С этих позиций должны мы, очевидно, воспринимать сущность, образный строй и общественное звучание одного из самых замечательных памятников той поры — икону «Иоанн Златоуст» (илл. 10) из деисусного чина иконостаса Благовещенского собора Московского Кремля.
10. «Иоанн Златоуст» (деталь). 1405 г. Феофан Грек. ГММК
Иоанн Златоуст, исполненный благоговения и величия, держит книгу обеими руками. Это человек, который во имя идеи отрицает земные радости: высокий благородный лоб, впалые щеки, темная карнация. Лик этот, отделенный от саккоса широкой, светлой полосой оморфора, приковывает к себе внимание. Иоанн чуть склонен над кодексом, драгоценный оклад которого бережно охватывают его тонкие, длинные пальцы. Одежда духовного лица высокого ранга подчеркивает значимость этого человека — устроителя нового миропорядка, который предлагает зрителю «учение божественных книг», ибо книга — «се бо суть рекы, напаяюще вселеную, се суть исходищя мудрости; книгамъ бо есть неищетная глубина; сими бо в печали утешаеми есмы, си суть сузда въздержанью»[630].
Добавим к этому символику цвета, изложенную в работе Н. К. Голейзовского[631] на основе весьма авторитетных источников: зеленый цвет, цвет одежд Иоанна, символизировал весну, воскресение, юность, вечную жизнь; желтый — охра, которой были написаны тени на оморфоре, и золото, богато украшавшее, как это показывает реконструкция А. Н. Овчинникова[632], одежды Златоуста, обозначали божественный свет; красный — очищающую божественную силу огня и божество Христа.

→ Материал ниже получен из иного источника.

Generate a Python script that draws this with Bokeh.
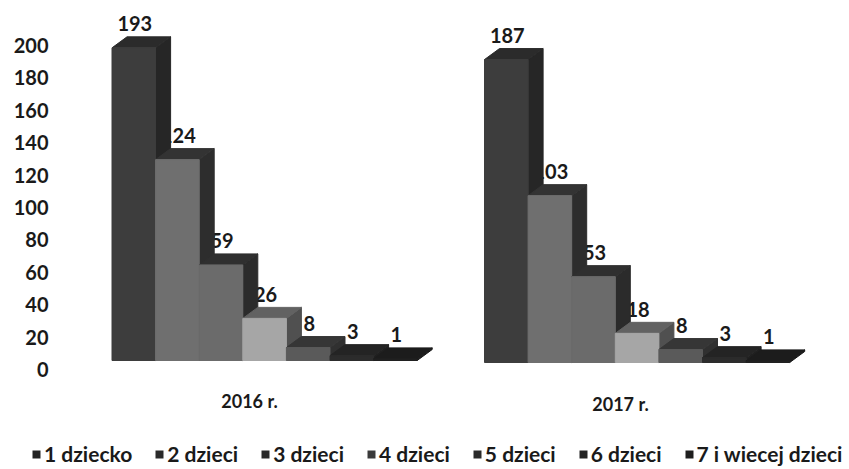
from bokeh.plotting import figure
from bokeh.embed import file_html
from bokeh.resources import INLINE
from bokeh.models import Range1d, FixedTicker, Legend, LegendItem
from bokeh.core.properties import value

years = ["2016 r.", "2017 r."]
categories = ["1 dziecko", "2 dzieci", "3 dzieci", "4 dzieci", "5 dzieci", "6 dzieci", "7 i wiecej dzieci"]
values_2016 = [193, 124, 59, 26, 8, 3, 1]
values_2017 = [187, 103, 53, 18, 8, 3, 1]
y_ticks = [0, 20, 40, 60, 80, 100, 120, 140, 160, 180, 200]

front_colors = ["#3d3d3d", "#6f6f6f", "#6b6b6b", "#a6a6a6", "#5a5a5a", "#2c2c2c", "#202020"]
side_colors = ["#262626", "#2d2d2d", "#2b2b2b", "#505050", "#303030", "#202020", "#181818"]
top_colors = ["#2b2b2b", "#333333", "#2f2f2f", "#626262", "#363636", "#242424", "#1c1c1c"]
swatch_colors = ["#222222", "#2a2a2a", "#2a2a2a", "#3a3a3a", "#2a2a2a", "#222222", "#1e1e1e"]

FONT = "Lato"
PX = 1.62            # pixels per unit
LEFT, RIGHT, TOP, BOTTOM = 0, 849, 0, 469   # frame, in page pixels
SLOT = 43.6
DX, DY = 15, 11      # 3D depth, pixels


def yrange(zero_px):
    return Range1d((zero_px - BOTTOM) / PX, (zero_px - TOP) / PX)


p = figure(width=RIGHT, height=BOTTOM, output_backend="svg", toolbar_location=None,
           x_range=Range1d(LEFT, RIGHT), y_range=yrange(369),
           min_border_left=0, min_border_right=0, min_border_top=0, min_border_bottom=0,
           outline_line_color=None, background_fill_color="white", x_axis_location=None)
p.grid.visible = False
p.extra_y_ranges = {"c2016": yrange(360), "c2017": yrange(362)}

ax = p.yaxis[0]
ax.ticker = FixedTicker(ticks=y_ticks)
ax.axis_line_color = None
ax.major_tick_line_color = None
ax.minor_tick_line_color = None
ax.major_tick_out = 0
ax.major_tick_in = 0
ax.major_label_standoff = -48
ax.major_label_text_font = FONT
ax.major_label_text_font_style = "bold"
ax.major_label_text_font_size = "20px"
ax.major_label_text_color = "#1a1a1a"

for values, x0, rng in ((values_2016, 111.5, "c2016"), (values_2017, 484.0, "c2017")):
    lefts = [x0 + i * SLOT for i in range(len(values))]
    # labels go first: the bars cover them partly, as in the reference
    p.text([l + SLOT / 2 + 1 for l in lefts], values, text=[str(v) for v in values],
           y_range_name=rng, y_offset=-(DY + 13),
           text_font=value(FONT), text_font_style="bold", text_font_size="20px",
           text_color="#1a1a1a", text_align="center", text_baseline="middle")
    dy = DY / PX
    for i, v in enumerate(values):
        l, r = lefts[i], lefts[i] + SLOT
        p.patch([r, r + DX, r + DX, r], [0, dy, v + dy, v], y_range_name=rng,
                fill_color=side_colors[i], line_color=side_colors[i])
        p.patch([l, l + DX, r + DX, r], [v, v + dy, v + dy, v], y_range_name=rng,
                fill_color=top_colors[i], line_color=top_colors[i])
        p.quad(left=[l], right=[r], bottom=[0], top=[v], y_range_name=rng,
               fill_color=front_colors[i], line_color=front_colors[i])

# the scan shows every legend swatch nearly black, whatever its bar's tone
legend_items = []
for name, col in zip(categories, swatch_colors):
    sw = p.quad(left=[0], right=[0], bottom=[0], top=[0], fill_color=col, line_color=col, line_alpha=0)
    legend_items.append(LegendItem(label=name, renderers=[sw]))

# year captions
p.text([249, 620], [(369 - 400) / PX, (369 - 403) / PX], text=years,
       text_font=value(FONT), text_font_style="bold", text_font_size="18px",
       text_color="#1a1a1a", text_align="center", text_baseline="middle")

legend = Legend(items=legend_items, orientation="horizontal", location=(31, 3),
                spacing=22, glyph_width=10, glyph_height=10, label_standoff=3, padding=0, margin=0,
                border_line_color=None, background_fill_alpha=0,
                label_text_font=FONT, label_text_font_style="bold", label_text_font_size="21px",
                label_text_color="#1a1a1a")
p.add_layout(legend, "center")

open("out.html", "w").write(file_html(p, INLINE))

Цвет этот считался также цветом «вина Премудрости» и воспринимался как знак воскресения и бессмертия. Соответственно и книга как смысловой центр композиции выделена золотым окладом, красным абрисом. Красная подпушка широких рукавов одежды Иоанна подчеркивает торжественную церемониальность жеста красивых рук.
В эту же эпоху в московских великокняжеских книжных мастерских появляется и быстро распространяется новая трактовка образов евангелистов, пишущих свои «благовествования». В своей иконографии и основных принципах понимания образов они связаны с традициями палеолотовского ренессанса, перенесенными на русскую почву[633].